A circularity accounting model for CO2: worksite for neural network model training data and case study design.
This worksite supports development of a CO2 estimator and a CO2 production-consumption chain predictor, in order to re-assess the use of CO2 across global supply chains.
In the view that the rise in CO2 emissions has been exponential, this project engages the exponential growth of artificial intelligence models to work in concert with individual action, mediated by a circularity accounting model. The model architecture is based on a deep learning neural network in several modules. Training of the network modules can be designed using the graph tool on this page. Existing data from case studies may be opened in the graph editor.
Circularity Accounting
CO2 increase is a main contributor to climate change, but this vast impact is not well quantified in terms of individual objects.

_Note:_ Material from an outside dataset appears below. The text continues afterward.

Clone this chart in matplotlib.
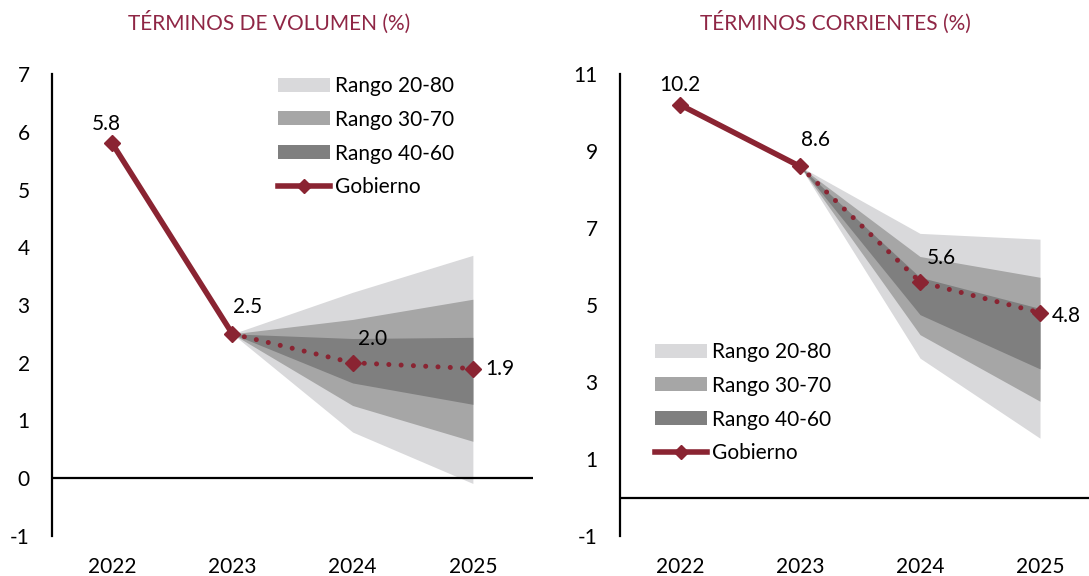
import matplotlib
matplotlib.use("Agg")
import matplotlib.pyplot as plt
from matplotlib.patches import Patch
from matplotlib.lines import Line2D

plt.rcParams['font.family'] = ['Lato', 'DejaVu Sans']

# ---------------- data ----------------
years = ['2022', '2023', '2024', '2025']
fan_idx = [1, 2, 3]  # 2023..2025

vol_gov = [5.8, 2.5, 2.0, 1.9]
vol_p20 = [2.5, 0.80, -0.09]
vol_p80 = [2.5, 3.22, 3.86]
vol_p30 = [2.5, 1.26, 0.64]
vol_p70 = [2.5, 2.75, 3.10]
vol_p40 = [2.5, 1.65, 1.28]
vol_p60 = [2.5, 2.42, 2.44]

cor_gov = [10.2, 8.6, 5.6, 4.8]
cor_p20 = [8.6, 3.62, 1.54]
cor_p80 = [8.6, 6.86, 6.71]
cor_p30 = [8.6, 4.23, 2.50]
cor_p70 = [8.6, 6.26, 5.72]
cor_p40 = [8.6, 4.75, 3.34]
cor_p60 = [8.6, 5.72, 4.91]

vol_ticks = [-1, 0, 1, 2, 3, 4, 5, 6, 7]
cor_ticks = [-1, 1, 3, 5, 7, 9, 11]

range_labels = ['Rango 20-80', 'Rango 30-70', 'Rango 40-60']
gov_label = 'Gobierno'
titles = ['TÉRMINOS DE VOLUMEN (%)', 'TÉRMINOS CORRIENTES (%)']

# ---------------- style ----------------
C_LIGHT = '#D9D9DB'
C_MID = '#A6A6A6'
C_DARK = '#7F7F7F'
C_LINE = '#8A2432'
C_TITLE = '#8F2645'
FS = 15

W, H = 1089, 576
fig = plt.figure(figsize=(W / 100, H / 100), dpi=100)


def px_axes(x0, x1, ybot, ytop):
    return fig.add_axes([x0 / W, 1 - ybot / H, (x1 - x0) / W, (ybot - ytop) / H])


def draw_panel(ax, gov, bands, ylim, yticks, label_offsets):
    x_all = list(range(len(years)))
    (p20, p80), (p30, p70), (p40, p60) = bands
    ax.fill_between(fan_idx, p20, p80, color=C_LIGHT, lw=0, zorder=1)
    ax.fill_between(fan_idx, p30, p70, color=C_MID, lw=0, zorder=2)
    ax.fill_between(fan_idx, p40, p60, color=C_DARK, lw=0, zorder=3)
    ax.axhline(0, color='black', lw=1.6, zorder=4)
    # solid part
    ax.plot(x_all[:2], gov[:2], color=C_LINE, lw=4, solid_capstyle='butt', zorder=5)
    # dotted part
    ax.plot(x_all[1:], gov[1:], color=C_LINE, lw=3.6,
            linestyle=(0, (0.01, 2.45)), dash_capstyle='round', zorder=5)
    ax.plot(x_all, gov, linestyle='none', marker='D', ms=7.8,
            color=C_LINE, zorder=6)
    for i, v in enumerate(gov):
        dx, dy, ha = label_offsets[i]
        # dy given in pixels downward-positive -> convert to points upward
        ax.annotate(f'{v:.1f}', (i, v), xytext=(dx * 0.72, -dy * 0.72),
                    textcoords='offset points', ha=ha, va='center',
                    fontsize=FS, color='black', zorder=7)
    ax.set_xlim(-0.5, 3.5)
    ax.set_ylim(*ylim)
    ax.set_yticks(yticks)
    ax.set_yticklabels([str(t) for t in yticks])
    ax.set_xticks(x_all)
    ax.set_xticklabels(years)
    for s in ['top', 'right', 'bottom']:
        ax.spines[s].set_visible(False)
    ax.spines['left'].set_linewidth(1.6)
    ax.tick_params(axis='y', length=0, pad=16, labelsize=FS)
    ax.tick_params(axis='x', length=0, pad=15, labelsize=FS)
    ax.set_facecolor('none')


def add_legend(ax, x_px, y_px):
    handles = [Patch(facecolor=C_LIGHT, edgecolor='none'),
               Patch(facecolor=C_MID, edgecolor='none'),
               Patch(facecolor=C_DARK, edgecolor='none'),
               Line2D([0], [0], color=C_LINE, lw=4, marker='D', ms=7)]
    ax.legend(handles, range_labels + [gov_label], loc='upper left',
              bbox_to_anchor=(x_px / W, 1 - y_px / H), bbox_transform=fig.transFigure,
              frameon=False, fontsize=FS, handlelength=2.5, handleheight=0.65,
              handletextpad=0.25, labelspacing=0.66, borderpad=0, borderaxespad=0)


ax1 = px_axes(52, 533, 536, 74)
draw_panel(ax1, vol_gov,
           [(vol_p20, vol_p80), (vol_p30, vol_p70), (vol_p40, vol_p60)],
           (-1, 7), vol_ticks,
           [(-6, -19, 'center'), (15, -27, 'center'), (20, -24, 'center'), (12, 0, 'left')])
add_legend(ax1, 278, 76)

ax2 = px_axes(620, 1100, 536, 74)
draw_panel(ax2, cor_gov,
           [(cor_p20, cor_p80), (cor_p30, cor_p70), (cor_p40, cor_p60)],
           (-1, 11), cor_ticks,
           [(0, -20, 'center'), (15, -26, 'center'), (21, -24, 'center'), (12, 3, 'left')])
add_legend(ax2, 655, 342)

fig.text(269 / W, 1 - 22 / H, titles[0], ha='center', va='center',
         fontsize=15, color=C_TITLE)
fig.text(835 / W, 1 - 22 / H, titles[1], ha='center', va='center',
         fontsize=15, color=C_TITLE)

fig.savefig('out.png', dpi=100)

We developed a hypothesis that knowledge of the CO2 production cost of objects might affect production and use behavior. To investigate this, we develop a deep-learning CO2 estimator, and a theoretical CO2 circularity accounting model. The project completed a rough prototype deep learning model architecture in 2021, which is described in the above preprint. The present models encode ten model objects in a deep learning architecture, primarily in sequence and autoencoder models.
We are now able to view in our societies, the interaction of individual behavior with machine intelligence. In our work, CO2 production cost of objects is presented via a deep learning system. How the behavior of individuals in societies is impacted by machine intelligence systems is a contemporary topic which influences this research. This is a collaborative project, its topic is of interest to global science communities and allows connection through many fields. Better communication and research relationships are developed among the project’s contributors in: CO2 accounting and social theory, environmental science, machine learning. This research connects these areas.
Purpose
If the CO2 flow through objects and places is known, the flow: emissions, sequestration, can be better organized for efficiency. The models can help people and organizations maintain awareness of the carbon emissions of objects, places, products, presenting opportunity to better choose actions based on CO2 characteristics.
Our work
The two primary tools that we use to estimate CO2 and present these values are, [1] a deep learning architecture, and [2] an interactive display screen.
In our
first paper, we demonstrate only one object, and one individual making a CO2 estimate of the object. Our next step is to look at the impact on behavior in a larger survey of both people and objects. Some continuing issues that will go on for the foreseeable future are:
- Expand the training data which we use to develop and train the machine learning models.
- Streamline interaction for more diverse estimates in larger behavior surveys.
The immediate value to society and our communities is the development of a versatile and more complete means to investigate and analyze carbon chains. Chains’ interaction with economic systems is a fundamental for human development and economic planning. Macro-scale knowledge and competency for carbon analysis of the carbon landscape is of global concern and informs and shapes the immediacy of other work.
How to use our model
Step 1
Open either the mobile app, or the web app. The web app is for development and testing the models online, the mobile app loads small detector models onto the mobile device, and then uploads images for more complete analysis. These applications are for research use only and should not be considered stable.
Step 2
allow to access the camera
Step 3
detect the object
Step 4
click the object and read the carbon value
The future
The project is multi-disciplinary, spanning accounting and social theory, CO2 modeling, environmental science, and machine learning.
In the broad view, the project seeks to make possible the quantification of a circular carbon economy, where economic objects are valued in carbon units. Circular carbon economy is a theoretical equilibrium which production and consumption of carbon sequestration occurs at equivalent rates, it produces a ‘Carbon-Neutral’ state of economy. This objective is of interest to many fields, while the component tools are also useful themselves.
The impact of knowledge of the CO2 values of objects on individual behavior is still not well known or understood, and CO2 deep learning models for objects are in a formative stage. CO2 is a ubiquitous and critical presence throughout science and economy, it should be quantified, and this is a way to do it.